My mixed-ness seems to trouble, disrupt, disconcert
            Clear, knowable categories drawn by social consensus 
To some, perhaps my body is a reminder of rapid globalization
Or of historic, current,
Tragedy evoking real sensations of loss–past, present, impending

I experience rejection/alienation from the same communities my parents and grandparents were born into; I name this simply to note it as a confusing or strange disorientation, and not as a claim that this should not be the case. While racial, ethnic, and cultural identity are such vital points of connection and found community for so many, I wonder how this sense of belonging transforms to hold those of us who exist “in between,” currently unclaimed and without a tangible cohort.

Yours,

Ren

 

Audio read by author

2160

Ren~

Your body exists in grounded wholeness; you rest in multiplicity, both in space and time. Turn towards the permeability and dynamism of the group boundaries you speak of. Where your categories of community are troubled, we stretch and shift, reimagining and queering racial-ethnic identity. The social landscape you speak of is not fully mapped.
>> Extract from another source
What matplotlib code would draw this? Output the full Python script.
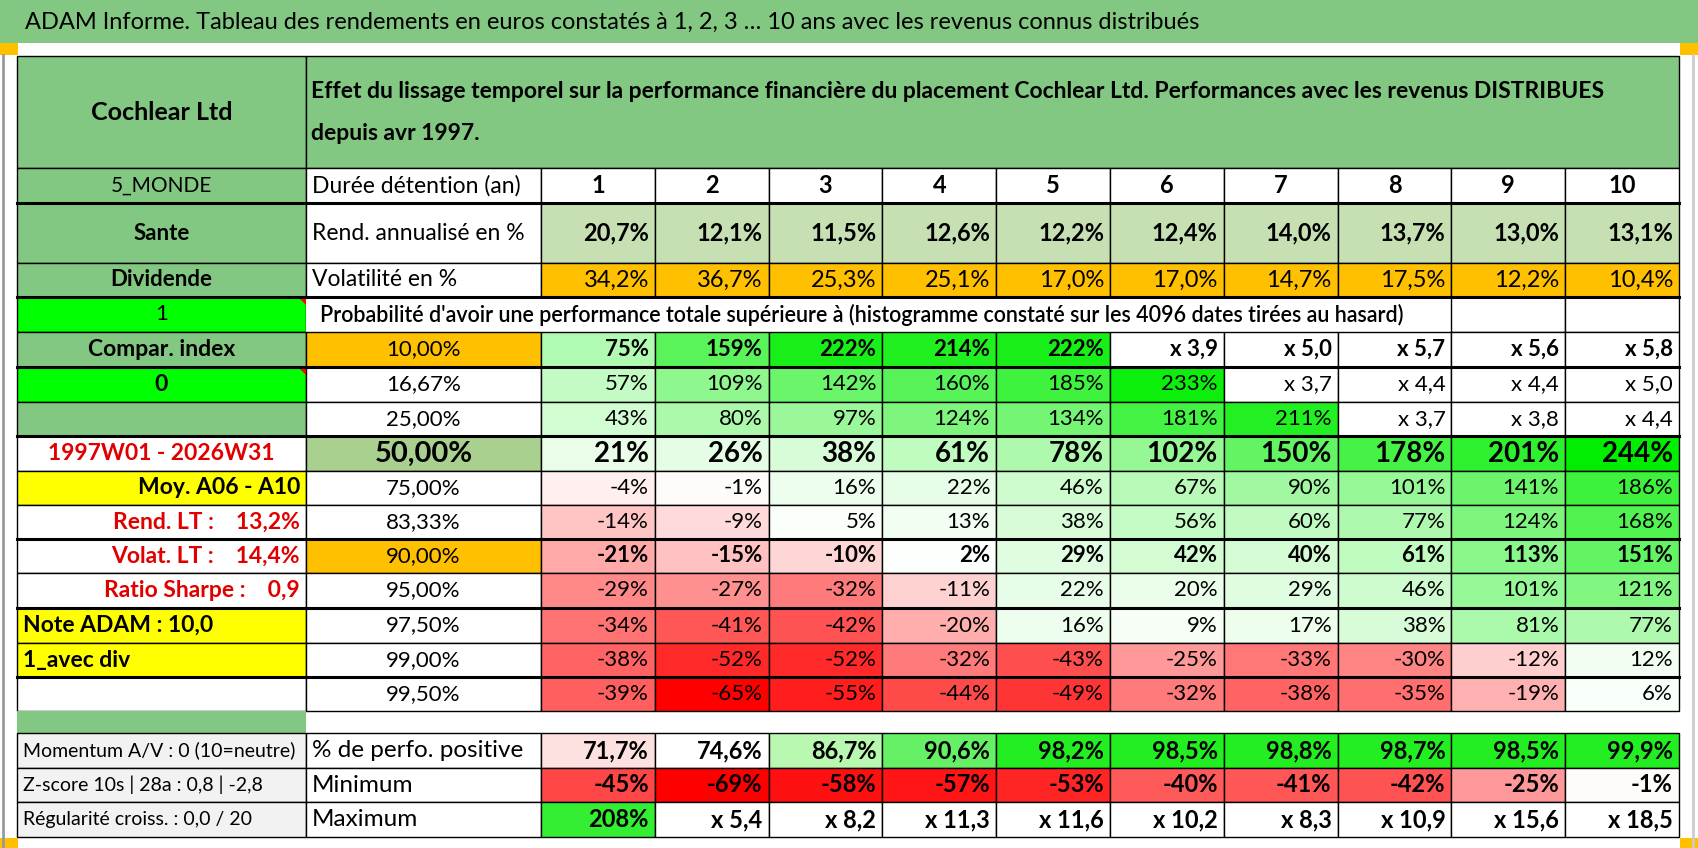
import matplotlib
matplotlib.use("Agg")
import matplotlib.pyplot as plt
from matplotlib.patches import Rectangle, Polygon

plt.rcParams['font.family'] = ['Lato', 'DejaVu Sans']

W, H = 1698, 848
GREEN = "#82c882"
LGREEN = "#c6e0b4"
ORANGE = "#ffc000"
YELLOW = "#ffff00"
GREY = "#f2f2f2"

# column and row edges (pixels)
xs = [17, 306, 541] + [541 + 113.8 * i for i in range(1, 11)]
ys = {"head": (56, 168), "monde": (168, 203), "sante": (203, 263), "div": (263, 297),
      "prob": (297, 332)}
pct_rows_y = [332, 367, 402, 436, 471, 505, 539, 573, 608, 643, 677, 711]
bottom_y = [733, 768, 802, 837]

pct_rows = [
    ("10,00%", ["75%", "159%", "222%", "214%", "222%", "x 3,9", "x 5,0", "x 5,7", "x 5,6", "x 5,8"]),
    ("16,67%", ["57%", "109%", "142%", "160%", "185%", "233%", "x 3,7", "x 4,4", "x 4,4", "x 5,0"]),
    ("25,00%", ["43%", "80%", "97%", "124%", "134%", "181%", "211%", "x 3,7", "x 3,8", "x 4,4"]),
    ("50,00%", ["21%", "26%", "38%", "61%", "78%", "102%", "150%", "178%", "201%", "244%"]),
    ("75,00%", ["-4%", "-1%", "16%", "22%", "46%", "67%", "90%", "101%", "141%", "186%"]),
    ("83,33%", ["-14%", "-9%", "5%", "13%", "38%", "56%", "60%", "77%", "124%", "168%"]),
    ("90,00%", ["-21%", "-15%", "-10%", "2%", "29%", "42%", "40%", "61%", "113%", "151%"]),
    ("95,00%", ["-29%", "-27%", "-32%", "-11%", "22%", "20%", "29%", "46%", "101%", "121%"]),
    ("97,50%", ["-34%", "-41%", "-42%", "-20%", "16%", "9%", "17%", "38%", "81%", "77%"]),
    ("99,00%", ["-38%", "-52%", "-52%", "-32%", "-43%", "-25%", "-33%", "-30%", "-12%", "12%"]),
    ("99,50%", ["-39%", "-65%", "-55%", "-44%", "-49%", "-32%", "-38%", "-35%", "-19%", "6%"]),
]
# left column for the percentile rows: (text, bg, color, align)
left_cells = [
    ("Compar. index", GREEN, "black", "center"),
    ("0", "#00ff00", "black", "center"),
    ("", GREEN, "black", "center"),
    ("1997W01 - 2026W31", "white", "#e00000", "center"),
    ("Moy. A06 - A10", YELLOW, "black", "right"),
    ("Rend. LT :    13,2%", "white", "#e00000", "right"),
    ("Volat. LT :    14,4%", "white", "#e00000", "right"),
    ("Ratio Sharpe :    0,9", "white", "#e00000", "right"),
    ("Note ADAM : 10,0", YELLOW, "black", "left"),
    ("1_avec div", YELLOW, "black", "left"),
    ("", "white", "black", "center"),
]
rend = ["20,7%", "12,1%", "11,5%", "12,6%", "12,2%", "12,4%", "14,0%", "13,7%", "13,0%", "13,1%"]
vol = ["34,2%", "36,7%", "25,3%", "25,1%", "17,0%", "17,0%", "14,7%", "17,5%", "12,2%", "10,4%"]
positive = ["71,7%", "74,6%", "86,7%", "90,6%", "98,2%", "98,5%", "98,8%", "98,7%", "98,5%", "99,9%"]
pos_colors = ["#fde0e0", "white", "#b8f8b0", "#66f066", "#22ee22", "#22ee22", "#22ee22", "#22ee22", "#22ee22", "#22ee22"]
minimum = ["-45%", "-69%", "-58%", "-57%", "-53%", "-40%", "-41%", "-42%", "-25%", "-1%"]
maximum = ["208%", "x 5,4", "x 8,2", "x 11,3", "x 11,6", "x 10,2", "x 8,3", "x 10,9", "x 15,6", "x 18,5"]


def cell_color(txt):
    if txt.startswith("x"):
        return "white"
    v = float(txt.replace("%", "").replace(",", "."))
    if v >= 0:
        t = min(v / 245.0, 1.0)
        return (1 - t, 1 - 0.07 * t, 1 - t)
    t = min(-v / 62.0, 1.0)
    return (1, 1 - t, 1 - t)


fig = plt.figure(figsize=(W / 100, H / 100), dpi=100)
ax = fig.add_axes([0, 0, 1, 1])
ax.set_xlim(0, W)
ax.set_ylim(H, 0)
ax.axis("off")


def box(x0, x1, y0, y1, fc, lw=1.0):
    ax.add_patch(Rectangle((x0, y0), x1 - x0, y1 - y0, fc=fc, ec="black", lw=lw))


def txt(x0, x1, y0, y1, s, align="center", size=14, weight="normal", color="black"):
    pad = 6
    x = {"center": (x0 + x1) / 2, "left": x0 + pad, "right": x1 - pad}[align]
    ax.text(x, (y0 + y1) / 2, s, ha=align, va="center", fontsize=size, fontweight=weight, color=color)


# title bar
ax.add_patch(Rectangle((0, 0), W, 43, fc=GREEN, ec="none"))
ax.text(25, 22, "ADAM Informe. Tableau des rendements en euros constatés à 1, 2, 3 … 10 ans avec les revenus connus distribués",
        ha="left", va="center", fontsize=17, color="black")
for xo in (0, 1680):
    ax.add_patch(Rectangle((xo, 43), 18, 12, fc=ORANGE, ec="none"))
    ax.add_patch(Rectangle((xo, 838), 18, 10, fc=ORANGE, ec="none"))
ax.plot([3, 3], [55, 848], color="#999999", lw=2)
ax.plot([1693, 1693], [55, 848], color="#cccccc", lw=2)

# header
y0, y1 = ys["head"]
box(xs[0], xs[1], y0, y1, GREEN)
box(xs[1], xs[-1], y0, y1, GREEN)
txt(xs[0], xs[1], y0, y1, "Cochlear Ltd", size=18, weight="bold")
ax.text(xs[1] + 5, y0 + 35, "Effet du lissage temporel sur la performance financière du placement Cochlear Ltd. Performances avec les revenus DISTRIBUES",
        ha="left", va="center", fontsize=16.5, fontweight="bold")
ax.text(xs[1] + 5, y0 + 77, "depuis avr 1997.", ha="left", va="center", fontsize=16.5, fontweight="bold")

# info rows
info = [("monde", "5_MONDE", "Durée détention (an)", [str(i) for i in range(1, 11)], ["white"] * 10, "bold", "center"),
        ("sante", "Sante", "Rend. annualisé en %", rend, [LGREEN] * 10, "bold", "right"),
        ("div", "Dividende", "Volatilité en %", vol, [ORANGE] * 10, "normal", "right")]
for key, lab0, lab1, vals, cols, wt, al in info:
    y0, y1 = ys[key]
    box(xs[0], xs[1], y0, y1, GREEN)
    txt(xs[0], xs[1], y0, y1, lab0, size=16 if key != "monde" else 15, weight="bold" if key != "monde" else "normal")
    box(xs[1], xs[2], y0, y1, "white")
    txt(xs[1], xs[2], y0, y1, lab1, align="left", size=16.5)
    for i, (v, c) in enumerate(zip(vals, cols)):
        box(xs[2 + i], xs[3 + i], y0, y1, c)
        txt(xs[2 + i], xs[3 + i], y0, y1, v, align=al, size=17, weight=wt)

# probability line
y0, y1 = ys["prob"]
box(xs[0], xs[1], y0, y1, "#00ff00")
txt(xs[0], xs[1], y0, y1, "1", size=16)
ax.add_patch(Rectangle((xs[1], y0), xs[10] - xs[1], y1 - y0, fc="white", ec="none"))
box(xs[10], xs[11], y0, y1, "white")
box(xs[11], xs[12], y0, y1, "white")
ax.text(xs[1] + 14, (y0 + y1) / 2, "Probabilité d'avoir une performance totale supérieure à (histogramme constaté sur les 4096 dates tirées au hasard)",
        ha="left", va="center", fontsize=15.5, fontweight="semibold")

# percentile rows
for r, ((p, vals), (lt, lbg, lcol, lal)) in enumerate(zip(pct_rows, left_cells)):
    y0, y1 = pct_rows_y[r], pct_rows_y[r + 1]
    bold = p in ("10,00%", "50,00%", "90,00%")
    box(xs[0], xs[1], y0, y1, lbg)
    txt(xs[0], xs[1], y0, y1, lt, align=lal, size=16.5, weight="bold" if lt else "normal", color=lcol)
    pbg = {"10,00%": ORANGE, "50,00%": "#a9d08e", "90,00%": ORANGE}.get(p, "white")
    box(xs[1], xs[2], y0, y1, pbg)
    txt(xs[1], xs[2], y0, y1, p, size=21 if p == "50,00%" else 16, weight="bold" if p == "50,00%" else "normal")
    for i, v in enumerate(vals):
        box(xs[2 + i], xs[3 + i], y0, y1, cell_color(v))
        txt(xs[2 + i], xs[3 + i], y0, y1, v, align="right",
            size=20 if p == "50,00%" else 16, weight="bold" if bold else "normal")

# red corner marks
for yy in (ys["prob"][0], pct_rows_y[1]):
    ax.add_patch(Polygon([[xs[1] - 8, yy], [xs[1], yy], [xs[1], yy + 8]], fc="red", ec="none"))

# thick separators
for yy in (ys["monde"][1], ys["div"][1], 367, 436, 539, 608, 677):
    ax.plot([xs[0], xs[-1]], [yy, yy], color="black", lw=2.2)

# spacer row
ax.add_patch(Rectangle((xs[0], 711), xs[1] - xs[0], 22, fc=GREEN, ec="none"))

# bottom rows
bottom = [("Momentum A/V : 0 (10=neutre)", "% de perfo. positive", positive, pos_colors),
          ("Z-score 10s | 28a : 0,8 | -2,8", "Minimum", minimum, [cell_color(v) for v in minimum]),
          ("Régularité croiss. : 0,0 / 20", "Maximum", maximum, ["#33ee33"] + ["white"] * 9)]
for r, (l0, l1, vals, cols) in enumerate(bottom):
    y0, y1 = bottom_y[r], bottom_y[r + 1]
    box(xs[0], xs[1], y0, y1, GREY)
    txt(xs[0], xs[1], y0, y1, l0, align="left", size=14)
    box(xs[1], xs[2], y0, y1, "white")
    txt(xs[1], xs[2], y0, y1, l1, align="left", size=17.5)
    for i, (v, c) in enumerate(zip(vals, cols)):
        box(xs[2 + i], xs[3 + i], y0, y1, c)
        txt(xs[2 + i], xs[3 + i], y0, y1, v, align="right", size=17, weight="bold")

fig.savefig("out.png", dpi=100)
These social constructs of identity are not as clearly defined and concrete as you believe them to be; they were never static. We create a world that nourishes the both/and: words that happen to be, in and of themselves, of connection. This expansive and embodied sense of belonging and community holds, with care, those of “multiple” experience.

There is something transformative, mystical, and beautiful about that which is regarded as indeterminate; it triggers expansion. Rather than your body being stretched between entities, your body fills cultural spaces in 2020 that are yet to be mapped. And, they will be(!) Recognize and cultivate trust in this unfolding process.

What does this cultural space feel like? Your body evades and obscures social dissections not due to brokenness. Your body is connected to and located in identity constructions that embrace multiplicity, duality, and manifold boundaries of the self. Your body knows its location and is simply now creating the language that would make its location recognizable to others.

There are other ways for you to commune with your self, to feel into these intimately known and yet unmapped spaces. 

We are with you in this space and we hear you. 

In Belonging,

Descendants


Audio version of biography

Ren Koa (23) is a multiracial lesbian who grew up in Hawai’i. She is a community organizer, researcher, and psychology student interested in the psychophysiology of trauma and resilience. Some of her favorite adventures include the summer she backpacked the Arctic Circle, the winter she studied theology in India, and the summer she served in the Hawai’i Youth Conservation Corps. She is also a member of the fifth Earth Leadership Cohort.